Mike Crisler, a Fermilab scientist working on COUPP, is building the chambers for the CITRE experiment. Photo: Reidar Hahn.

The 1970s were a thriving time in the world of physics, heralding such milestones as the development of the Standard Model and the discovery of the bottom quark. Now scientists at Fermilab are bringing some experimental pieces of that era back - bubble chambers and fixed-target physics.

Peter Cooper, a Fermilab physicist, is heading a new experiment calibrating the classic bubble chamber technology, which is used today to search for dark matter.

The Chicagoland Observatory for Underground Particle Physics (COUPP) collaboration looks for bubbles in chambers filled with a compound containing carbon, fluorine and iodine. The fluid is superheated beyond the boiling point but has no rough surface to form bubbles. When a specific type of particle interacts in the chamber, it can deposit enough energy to boil the fluid and make a bubble. Electrons do not produce bubbles, while a dark matter particle interacting with a nucleus can - making this the key for dark matter detection.

"When a bubble forms, we notice it in the pictures," Cooper said of the chamber technology. "The bubbles in the fluid are slow enough that high-speed cameras will capture the changes through continuous still shots. We're making the world's most boring movie."

However, scientists are uncertain about the energy it takes to create a bubble in the chamber, which directly influences the sensitivity of the experiment.

The new experiment, named COUPP Iodine Recoil Threshold Experiment (CIRTE), will calibrate the energy threshold of the COUPP bubble chambers so that the COUPP dark matter results are on a firmer foundation. Scientists will fire pions, the lightest meson, in the Fermilab Test Beam Facility at a tiny pen-sized bubble chamber to measure how much energy needs to be deposited in the chamber to form a bubble.

The CITRE collaborators will use a fixed-target technique called elastic scattering of pions. The pions interact with iodine, the target nucleus in the COUPP bubble chambers with the most sensitivity to the most popular dark matter candidates. The pions are surrogates for dark matter - the bubble chamber sees them both in the same way by observing the bubble from the recoiling iodine.

Unlike dark matter, however, pions can be easily observed with other detectors on both sides of the bubble chamber, allowing COUPP scientists to know how much energy the pion gave to a scattered iodine nucleus.

Cooper and his team are currently running preliminary beam tests on solid carbon, fluorine and iodine targets to ensure that they understand how the experiment will work, in preparation for putting an actual bubble chamber in the beam. By watching how the pions interact with each target, they can determine how the pions should behave once the bubble chamber is in place.

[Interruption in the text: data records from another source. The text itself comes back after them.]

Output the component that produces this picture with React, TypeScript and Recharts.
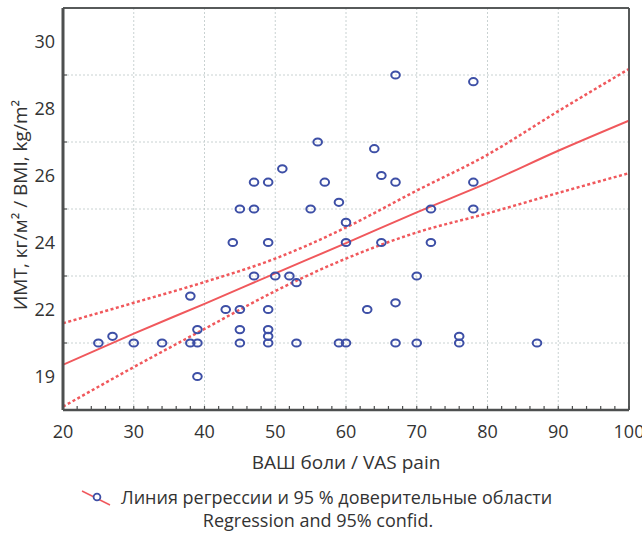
import { CartesianGrid, ComposedChart, Line, ReferenceLine, Scatter, XAxis, YAxis } from "recharts";

// ВАШ боли (VAS pain) и ИМТ (BMI) по пациентам
const vasPain = [
  25, 27, 30, 34, 38, 39, 39, 38, 39, 43, 45, 45, 45, 44, 45, 47, 47, 49, 49, 47, 49, 49, 49, 49, 50, 51, 52, 53,
  53, 55, 56, 57, 59, 60, 60, 59, 60, 63, 64, 65, 65, 67, 67, 67, 67, 70, 70, 72, 72, 76, 76, 78, 78, 78, 87,
];
const bmi = [
  21, 21.2, 21, 21, 21, 21, 21.4, 22.4, 20, 22, 22, 21.4, 21, 24, 25, 25, 25.8, 25.8, 24, 23, 22, 21.4, 21.2, 21, 23,
  26.2, 23, 22.8, 21, 25, 27, 25.8, 25.2, 24.6, 24, 21, 21, 22, 26.8, 26, 24, 29, 25.8, 22.2, 21, 23, 21, 25, 24,
  21.2, 21, 28.8, 25.8, 25, 21,
];

const fitX = [20, 30, 40, 50, 60, 70, 80, 90, 100];
const fitLine = [20.35, 21.28, 22.17, 23.08, 23.98, 24.9, 25.78, 26.74, 27.64];
const ciUpper = [21.59, 22.2, 22.82, 23.52, 24.45, 25.55, 26.62, 27.92, 29.18];
const ciLower = [19.1, 20.28, 21.42, 22.55, 23.52, 24.3, 24.87, 25.48, 26.07];

const xTicks = [20, 30, 40, 50, 60, 70, 80, 90, 100];
const yTickValues = [20, 22, 24, 26, 28, 30];
const yTickLabels = ["19", "22", "24", "26", "28", "30"];
const yGrid = [21, 23, 25, 27, 29];

const range = (from: number, to: number, step: number) => {
  const out: number[] = [];
  for (let v = from; v <= to + 1e-9; v += step) out.push(Math.round(v * 100) / 100);
  return out;
};
const xMinor = range(20, 100, 2);
const yMinor = range(19, 31, 0.4);
const yLeftTicks = range(20, 30, 1);

const points = vasPain.map((x, i) => ({ x, y: bmi[i] }));
const toSeries = (ys: number[]) => fitX.map((x, i) => ({ x, y: ys[i] }));

const FONT = "'Open Sans', 'DejaVu Sans', sans-serif";
const TEXT = "#333";
const FRAME = "#4d4f4f";
const RED = "#f0585c";
const BLUE = "#3d4fa6";

function Ring(props: any) {
  const { cx, cy } = props;
  if (cx == null || cy == null) return null;
  return <ellipse cx={cx} cy={cy} rx={4.3} ry={3.6} fill="none" stroke={BLUE} strokeWidth={2} />;
}

function LeftTick(props: any) {
  const { x, y, payload } = props;
  const idx = yTickValues.indexOf(payload.value);
  if (idx < 0) {
    return <line x1={x + 8} x2={x + 12} y1={y} y2={y} stroke={FRAME} strokeWidth={1.2} />;
  }
  return (
    <text x={x} y={y} dy="0.35em" textAnchor="end" fontSize={18} fontFamily={FONT} fill={TEXT}>
      {yTickLabels[idx]}
    </text>
  );
}

export default function App() {
  return (
    <div style={{ position: "absolute", left: 0, top: 0, width: 642, height: 535, background: "#fff" }}>
      <ComposedChart width={642} height={535} margin={{ top: 8, right: 13, bottom: 95, left: 0 }}>
        <CartesianGrid
          verticalValues={[30, 40, 50, 60, 70, 80, 90]}
          horizontalValues={yGrid}
          stroke="#c9d2d2"
          strokeDasharray="2 2"
        />
        <XAxis
          dataKey="x"
          type="number"
          domain={[20, 100]}
          ticks={xMinor}
          interval={0}
          height={30}
          tickSize={-4}
          tickMargin={19}
          tickFormatter={(v: number) => (xTicks.includes(v) ? String(v) : "")}
          axisLine={{ stroke: FRAME, strokeWidth: 2.5 }}
          tickLine={{ stroke: FRAME, strokeWidth: 1.2 }}
          tick={{ fontSize: 18, fontFamily: FONT, fill: TEXT }}
          allowDataOverflow
        />
        <XAxis
          xAxisId="top"
          orientation="top"
          type="number"
          domain={[20, 100]}
          ticks={xMinor}
          interval={0}
          height={1}
          mirror
          tickSize={4}
          tickFormatter={() => ""}
          axisLine={{ stroke: FRAME, strokeWidth: 1.5 }}
          tickLine={{ stroke: FRAME, strokeWidth: 1.2 }}
        />
        <YAxis
          type="number"
          domain={[19, 31]}
          ticks={yLeftTicks}
          interval={0}
          width={63}
          tickSize={0}
          tickMargin={8}
          tickLine={false}
          tick={<LeftTick />}
          axisLine={{ stroke: FRAME, strokeWidth: 3 }}
          allowDataOverflow
        />
        <YAxis
          yAxisId="right"
          orientation="right"
          type="number"
          domain={[19, 31]}
          ticks={yMinor}
          interval={0}
          width={1}
          mirror
          tickSize={4}
          tickFormatter={() => ""}
          axisLine={{ stroke: FRAME, strokeWidth: 1.5 }}
          tickLine={{ stroke: FRAME, strokeWidth: 1.2 }}
        />
        <ReferenceLine y={31} stroke={FRAME} strokeWidth={1.5} ifOverflow="visible" />
        <ReferenceLine x={100} stroke={FRAME} strokeWidth={1.5} ifOverflow="visible" />
        <Line
          data={toSeries(ciUpper)}
          dataKey="y"
          type="monotone"
          stroke={RED}
          strokeWidth={2.5}
          strokeDasharray="3 2.5"
          dot={false}
          isAnimationActive={false}
        />
        <Line
          data={toSeries(ciLower)}
          dataKey="y"
          type="monotone"
          stroke={RED}
          strokeWidth={2.5}
          strokeDasharray="3 2.5"
          dot={false}
          isAnimationActive={false}
        />
        <Line
          data={toSeries(fitLine)}
          dataKey="y"
          type="monotone"
          stroke={RED}
          strokeWidth={2}
          dot={false}
          isAnimationActive={false}
        />
        <Scatter data={points} dataKey="y" shape={<Ring />} isAnimationActive={false} />
      </ComposedChart>

      <div
        style={{
          position: "absolute",
          left: 20,
          top: 205,
          transform: "translate(-50%, -50%) rotate(-90deg)",
          whiteSpace: "nowrap",
          fontFamily: FONT,
          fontSize: 19,
          color: TEXT,
        }}
      >
        ИМТ, кг/м² / BMI, kg/m²
      </div>
      <div
        style={{
          position: "absolute",
          left: 0,
          width: 692,
          top: 449,
          textAlign: "center",
          fontFamily: FONT,
          fontSize: 19,
          color: TEXT,
        }}
      >
        ВАШ боли / VAS pain
      </div>
      <div style={{ position: "absolute", left: 80, top: 485, fontFamily: FONT, fontSize: 18, color: TEXT }}>
        <div style={{ display: "flex", alignItems: "center", whiteSpace: "nowrap" }}>
          <svg width={32} height={20} style={{ marginRight: 9 }}>
            <line x1={2} y1={4} x2={30} y2={18} stroke={RED} strokeWidth={1.5} />
            <circle cx={17} cy={10} r={3.4} fill="#fff" stroke={BLUE} strokeWidth={1.8} />
          </svg>
          Линия регрессии и 95 % доверительные области
        </div>
      </div>
      <div
        style={{
          position: "absolute",
          left: 0,
          width: 636,
          top: 508,
          textAlign: "center",
          fontFamily: FONT,
          fontSize: 18,
          color: TEXT,
        }}
      >
        Regression and 95% confid.
      </div>
    </div>
  );
}
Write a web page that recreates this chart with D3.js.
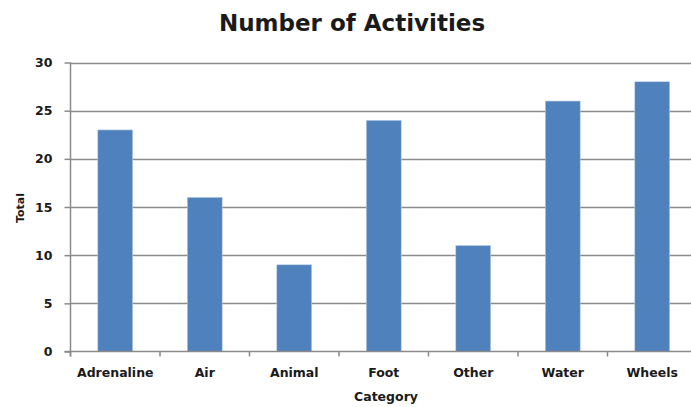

However, the bubble chamber will only be able to produce one measurable bubble per beam spill, or one cycle of the accelerator. After the one bubble appears, the entire chamber needs to be recompressed in order to reset the contents.

The current COUPP chamber operates at the underground SNOLAB in Canada. Being deep below the surface allows scientists to suppress background events, such as those from cosmic rays. That bubble chamber is already setting limits on dark matter interactions that approach the best in the world. But they are hampered by the uncertainty on the energy threshold. With a little help from CIRTE, the COUPP experiment will be on a solid foundation as its search for dark matter increases.